Afterwards, representatives from European Union countries currently or formerly on the council, including Belgium, Estonia, France, Germany and Poland, said they were "deeply alarmed by the ongoing military escalation in north-west Syria" that has led to wide-spread displacement.
"This is one of the worst man-made displacements that we have seen anywhere in the world in years," they said in a statement, adding that it was "entirely avoidable."
They warned that continuing "outrageous" attacks on civilian targets in densely-populated areas, medical facilities and settlements for internally-displaced people "must stop immediately."
"We demand that the parties, especially the Syrian regime and its allies, immediately end their military offensive, establish a genuine and lasting ceasefire, guarantee the protection of civilians and fully adhere to international humanitarian law," the countries' representatives said.
The spike in the numbers of displaced people in north-western Syria triggered warnings from other humanitarian agencies too. 
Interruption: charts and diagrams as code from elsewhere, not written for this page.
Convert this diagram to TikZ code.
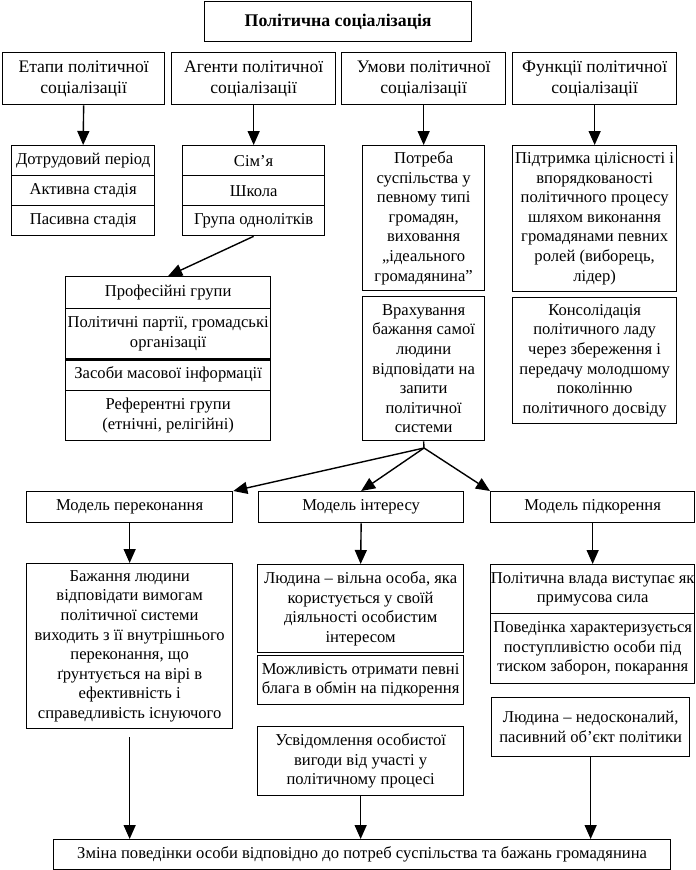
\documentclass[tikz,border=0pt]{standalone}
\usepackage{fontspec}
\setmainfont{Liberation Serif}
\usetikzlibrary{arrows.meta}
\begin{document}
\begin{tikzpicture}[->,>={Triangle[length=14pt,width=12pt]},x=1pt,y=-1pt,
			line width=1.4pt,font=\fontsize{16.6}{19.6}\selectfont,
			cell/.style 2 args={minimum width=#1pt,minimum height=#2pt}]
			\tikzstyle{box}=[draw,-,anchor=north west,align=center,inner sep=0pt,line width=1.3pt]
			\tikzstyle{head}=[box,font=\fontsize{17.6}{20.5}\selectfont]
			\useasboundingbox (0,0) rectangle (696,870);
			
			\node[box,cell={267}{40},font=\fontsize{17.8}{20}\selectfont\bfseries] (T) at (204,1) {Політична соціалізація};
			
			\node[head,cell={162}{52}] (H1) at (2,52)   {Етапи політичної\\соціалізації};
			\node[head,cell={164}{52}] (H2) at (171,52) {Агенти політичної\\соціалізації};
			\node[head,cell={164}{52}] (H3) at (341,52) {Умови політичної\\соціалізації};
			\node[head,cell={164}{52}] (H4) at (512,52) {Функції політичної\\соціалізації};
			
			\node[box,cell={143}{30}] (S1) at (11,145) {Дотрудовий період};
			\node[box,cell={143}{30}] (S2) at (11,175) {Активна стадія};
			\node[box,cell={143}{30}] (S3) at (11,205) {Пасивна стадія};
			
			\node[box,cell={142}{30}] (A1) at (182,145) {Сім’я};
			\node[box,cell={142}{30}] (A2) at (182,175) {Школа};
			\node[box,cell={142}{30}] (A3) at (182,205) {Група однолітків};
			
			\node[box,cell={122}{145}] (U1) at (362,145) {Потреба\\суспільства у\\певному типі\\громадян,\\виховання\\„ідеального\\громадянина”};
			\node[box,cell={122}{144}] (U2) at (362,296) {Врахування\\бажання самої\\людини\\відповідати на\\запити\\політичної\\системи};
			
			\node[box,cell={164}{146}] (F1) at (512,145) {Підтримка цілісності і\\впорядкованості\\політичного процесу\\шляхом виконання\\громадянами певних\\ролей (виборець,\\лідер)};
			\node[box,cell={164}{126}] (F2) at (512,297) {Консолідація\\політичного ладу\\через збереження і\\передачу молодшому\\поколінню\\політичного досвіду};
			
			\node[box,cell={205}{32}] (P1) at (65,276) {Професійні групи};
			\node[box,cell={205}{50}] (P2) at (65,308) {Політичні партії, громадські\\організації};
			\node[box,cell={205}{32}] (P3) at (65,358) {Засоби масової інформації};
			\node[box,cell={205}{50}] (P4) at (65,390) {Референтні групи\\(етнічні, релігійні)};
			\draw[-,line width=2.4pt] (P2.south west) -- (P2.south east);
			
			\coordinate (br) at (424,448);
			\node[box,cell={206}{31}] (M1) at (26,491)  {Модель переконання};
			\node[box,cell={205}{31}] (M2) at (258,491) {Модель інтересу};
			\node[box,cell={204}{31}] (M3) at (490,491) {Модель підкорення};
			
			\node[box,cell={206}{165}] (B) at (26,563) {Бажання людини\\відповідати вимогам\\політичної системи\\виходить з її внутрішнього\\переконання, що\\ґрунтується на вірі в\\ефективність і\\справедливість існуючого};
			
			\node[box,cell={206}{88}] (I1) at (257,564) {Людина – вільна особа, яка\\користується у своїй\\діяльності особистим\\інтересом};
			\node[box,cell={206}{49}] (I2) at (257,655) {Можливість отримати певні\\блага в обмін на підкорення};
			\node[box,cell={206}{69}] (I3) at (257,726) {Усвідомлення особистої\\вигоди від участі у\\політичному процесі};
			
			\node[box,cell={204}{49}] (K1) at (490,564) {Політична влада виступає як\\примусова сила};
			\node[box,cell={204}{70}] (K2) at (490,613) {Поведінка характеризується\\поступливістю особи під\\тиском заборон, покарання};
			\node[box,cell={198}{59}] (K3) at (491,697) {Людина – недосконалий,\\пасивний об’єкт політики};
			
			\node[box,cell={617}{30}] (Z) at (53,839) {Зміна поведінки особи відповідно до потреб суспільства та бажань громадянина};
			
			\path
			(H1.south) edge (S1.north)
			(H2.south) edge (A1.north)
			(H3.south) edge (U1.north)
			(H4.south) edge (F1.north)
			(A3.south) edge (P1.north)
			(br) edge (M1.north east)
			(br) edge (M2.north)
			(br) edge (M3.north west)
			(U2.south) edge[-] (br)
			(M1.south) edge (B.north)
			(M2.south) edge (I1.north)
			(M3.south) edge (K1.north)
			([yshift=-8pt]B.south) edge (B.south |- Z.north)
			(I3.south) edge (I3.south |- Z.north)
			(K3.south) edge (K3.south |- Z.north);
\end{tikzpicture}
\end{document}
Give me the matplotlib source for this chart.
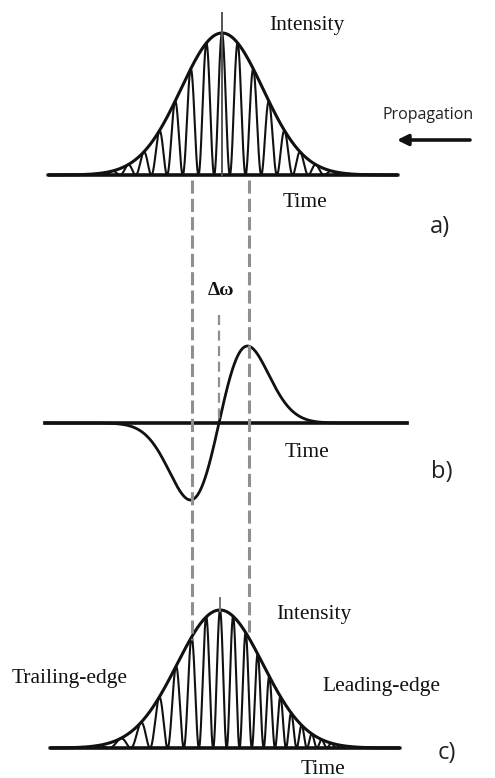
import numpy as np
import matplotlib
matplotlib.use("Agg")
import matplotlib.pyplot as plt

# ---- schematic parameters (pixel units, y grows downwards) ----
panels = ["a)", "b)", "c)"]
baseline_y = [175, 423, 748]
baseline_x0 = [48, 45, 50]
baseline_x1 = [398, 407, 400]
pulse_center = [222, 219, 220]
pulse_height = [142, 77, 138]
pulse_sigma = [41, 28.5, 43]
fringe_period = [15.7, 13.5]     # carrier period in a) and c) (at centre)
chirp = 1.4e-4                    # linear chirp used for c)
dashed_x = [192, 249]
dashed_top = [180, 180]
dashed_bottom = [640, 632]
delta_x = 219
delta_top = 315

serif = "Liberation Serif"
sans = "Open Sans"
ink = "#111111"
dash_col = "#8f8f8f"

fig = plt.figure(figsize=(4.95, 7.78), dpi=100)
ax = fig.add_axes([0, 0, 1, 1])
ax.set_xlim(0, 495)
ax.set_ylim(778, 0)
ax.axis("off")


def draw_pulse(i, period, k=0.0):
    x0, h, s, y0 = pulse_center[i], pulse_height[i], pulse_sigma[i], baseline_y[i]
    x = np.linspace(baseline_x0[i], baseline_x1[i], 6000)
    env = h * np.exp(-(x - x0) ** 2 / (2 * s ** 2))
    phase = 2 * np.pi * ((x - x0) / period + k * (x - x0) ** 2)
    ax.plot(x, y0 - env * np.cos(phase / 2) ** 2, color=ink, lw=1.5)
    ax.plot(x, y0 - env, color=ink, lw=2.2)
    ax.plot([baseline_x0[i], baseline_x1[i]], [y0, y0], color=ink, lw=2.6,
            solid_capstyle="butt")


# a) input pulse
draw_pulse(0, fringe_period[0])
ax.plot([pulse_center[0]] * 2, [13, baseline_y[0]], color="#555555", lw=1.4)

# b) frequency shift (derivative of the intensity)
xb = np.linspace(baseline_x0[1], baseline_x1[1], 2000)
u = (xb - pulse_center[1]) / pulse_sigma[1]
yb = baseline_y[1] - pulse_height[1] * u * np.exp(0.5 * (1 - u ** 2))
ax.plot([baseline_x0[1], baseline_x1[1]], [baseline_y[1]] * 2, color=ink, lw=2.6)
ax.plot(xb, yb, color=ink, lw=2.0)

# c) chirped pulse
draw_pulse(2, fringe_period[1], chirp)
ax.plot([pulse_center[2]] * 2, [598, 611], color="#777777", lw=1.4)

# dashed guide lines
for xd, t, b in zip(dashed_x, dashed_top, dashed_bottom):
    ax.plot([xd, xd], [t, b], color=dash_col, lw=2.2, ls=(0, (4.3, 1.7)))
ax.plot([delta_x, delta_x], [delta_top, baseline_y[1]], color=dash_col, lw=1.6,
        ls=(0, (4.5, 2.5)))

# labels
ax.text(307, 25, "Intensity", family=serif, size=15.5, color=ink, ha="center", va="center")
ax.text(305, 202, "Time", family=serif, size=15.5, color=ink, ha="center", va="center")
ax.text(382, 115, "Propagation", family=sans, size=11.5, color="#222222", ha="left", va="center")
ax.annotate("", xy=(397, 140), xytext=(470, 140),
            arrowprops=dict(arrowstyle="-|>", color=ink, lw=2.6, mutation_scale=16,
                            shrinkA=0, shrinkB=0))
ax.text(221, 290, "\u0394\u03c9", family=serif, size=14, weight="bold", color=ink,
        ha="center", va="center")
ax.text(307, 452, "Time", family=serif, size=15.5, color=ink, ha="center", va="center")
ax.text(314, 615, "Intensity", family=serif, size=15.5, color=ink, ha="center", va="center")
ax.text(70, 678, "Trailing-edge", family=serif, size=15.5, color=ink, ha="center", va="center")
ax.text(381, 687, "Leading-edge", family=serif, size=15.5, color=ink, ha="center", va="center")
ax.text(323, 770, "Time", family=serif, size=15.5, color=ink, ha="center", va="center")

label_pos = [(440, 227), (442, 472), (447, 753)]
for lab, (lx, ly) in zip(panels, label_pos):
    ax.text(lx, ly, lab, family=sans, size=17, color="#222222", ha="center", va="center")

fig.savefig("out.png", dpi=100, facecolor="white")
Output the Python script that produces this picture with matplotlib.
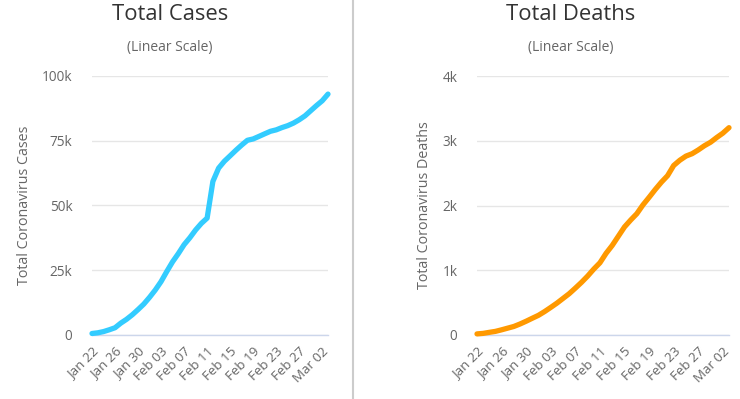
import matplotlib
matplotlib.use("Agg")
import matplotlib.pyplot as plt
from matplotlib.lines import Line2D
import datetime as dt

plt.rcParams['font.family'] = ['Open Sans', 'DejaVu Sans']

start = dt.date(2020, 1, 22)
n_days = 42
dates = [start + dt.timedelta(days=i) for i in range(n_days)]
date_labels = [d.strftime("%b %d") for d in dates]

total_cases = [580, 845, 1317, 2015, 2800, 4581, 6058, 7813, 9823, 11950,
               14553, 17391, 20630, 24545, 28266, 31439, 34876, 37552, 40553, 43099,
               45134, 59287, 64438, 67100, 69197, 71329, 73332, 75184, 75700, 76677,
               77673, 78651, 79205, 80087, 80828, 81820, 83112, 84615, 86604, 88585,
               90443, 93016]
total_deaths = [17, 25, 41, 56, 80, 106, 132, 170, 213, 259,
                304, 362, 426, 492, 565, 638, 724, 813, 910, 1018,
                1115, 1261, 1383, 1526, 1669, 1775, 1873, 2009, 2126, 2247,
                2360, 2460, 2618, 2699, 2763, 2800, 2858, 2923, 2977, 3050,
                3117, 3202]

cases_ticks = [0, 25000, 50000, 75000, 100000]
cases_tick_labels = ["0", "25k", "50k", "75k", "100k"]
deaths_ticks = [0, 1000, 2000, 3000, 4000]
deaths_tick_labels = ["0", "1k", "2k", "3k", "4k"]

W, H = 740, 399
fig = plt.figure(figsize=(W / 100, H / 100), dpi=100)

def fx(px):
    return px / W

def fy(py):
    return 1 - py / H

def make_panel(x0, x1, values, color, ticks, tick_labels, ytitle, ytitle_x):
    ax = fig.add_axes([fx(x0), fy(335), fx(x1 - x0), fy(76) - fy(335)])
    xs = list(range(len(values)))
    ax.plot(xs, values, color=color, lw=3.8, solid_capstyle='round',
            solid_joinstyle='round', zorder=3, clip_on=False)
    ax.set_xlim(0, len(values) - 1)
    ax.set_ylim(ticks[0], ticks[-1])
    ax.set_yticks(ticks)
    ax.set_yticklabels(tick_labels)
    tick_idx = list(range(0, len(values), 4))
    ax.set_xticks(tick_idx)
    ax.set_xticklabels([date_labels[i] for i in tick_idx], rotation=45,
                       ha='right', va='top', rotation_mode='anchor')
    for s in ['top', 'right', 'left']:
        ax.spines[s].set_visible(False)
    ax.spines['bottom'].set_color('#ccd6eb')
    ax.spines['bottom'].set_linewidth(1)
    ax.grid(axis='y', color='#e6e6e6', lw=1)
    ax.set_axisbelow(True)
    ax.tick_params(axis='y', length=0, pad=14, labelsize=9.8, labelcolor='#666666')
    ax.tick_params(axis='x', length=0, pad=7, labelsize=9.6, labelcolor='#666666')
    fig.text(fx(ytitle_x), fy(205), ytitle, rotation=90, ha='center', va='center',
             fontsize=10.3, color='#666666')
    return ax

make_panel(92, 328, total_cases, '#33ccff', cases_ticks, cases_tick_labels,
           "Total Coronavirus Cases", 25)
make_panel(477, 729, total_deaths, '#ff9900', deaths_ticks, deaths_tick_labels,
           "Total Coronavirus Deaths", 425)

fig.text(fx(170), fy(15), "Total Cases", ha='center', va='center', fontsize=15.8, color='#333333')
fig.text(fx(170), fy(48), "(Linear Scale)", ha='center', va='center', fontsize=10, color='#666666')
fig.text(fx(571), fy(15), "Total Deaths", ha='center', va='center', fontsize=15.8, color='#333333')
fig.text(fx(571), fy(48), "(Linear Scale)", ha='center', va='center', fontsize=10, color='#666666')

fig.add_artist(Line2D([fx(353), fx(353)], [0, 1], color='#cccccc', lw=1.5,
                      transform=fig.transFigure))

fig.savefig("out.png", dpi=100)
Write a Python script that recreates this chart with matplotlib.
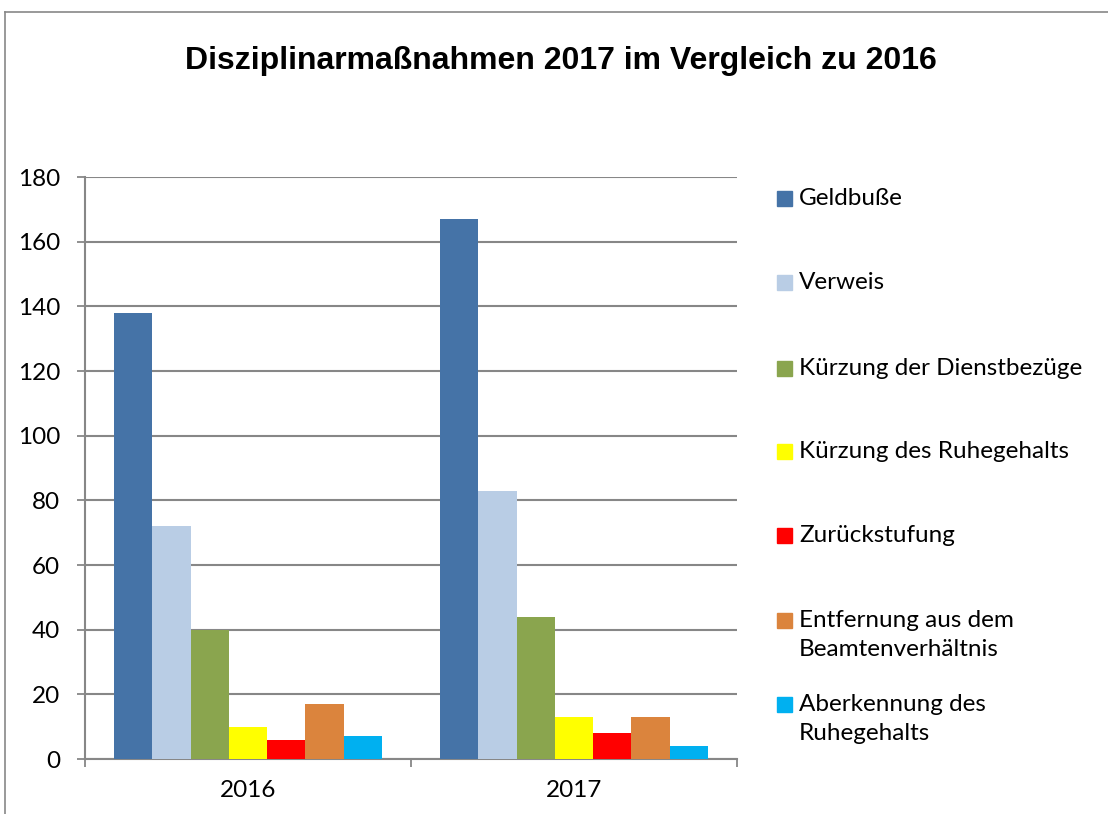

"Hundreds of thousands of people are suffering and many more may die as extreme winter conditions take hold, provoking one of the most severe shelter crises the humanitarian system has faced in the last decade,” said Joseph Ashmore, the Global Shelter Coordinator at the International Organization for Migration (IOM).
The UN World Food Programme (WFP) pledged to continue providing emergency food assistance to people in desperate need in the embattled region, although escalating violence there caused a 24-hour interruption to distribution this week.
"We are deeply concerned about the fate of thousands of families who had to leave their homes in freezing winter temperatures in search for safety in camps that are already overcrowded," WFP Regional Director for MENA, Central Asia and Eastern Europe, Muhannad Hadi, said in a statement on Friday.
In late April, the Syrian government and allied Russians launched a large-scale campaign to seize the region from rebels.
Russia and Turkey brokered a ceasefire in the region in January. The truce collapsed as the Syrian army and allied forces have made advances in the province.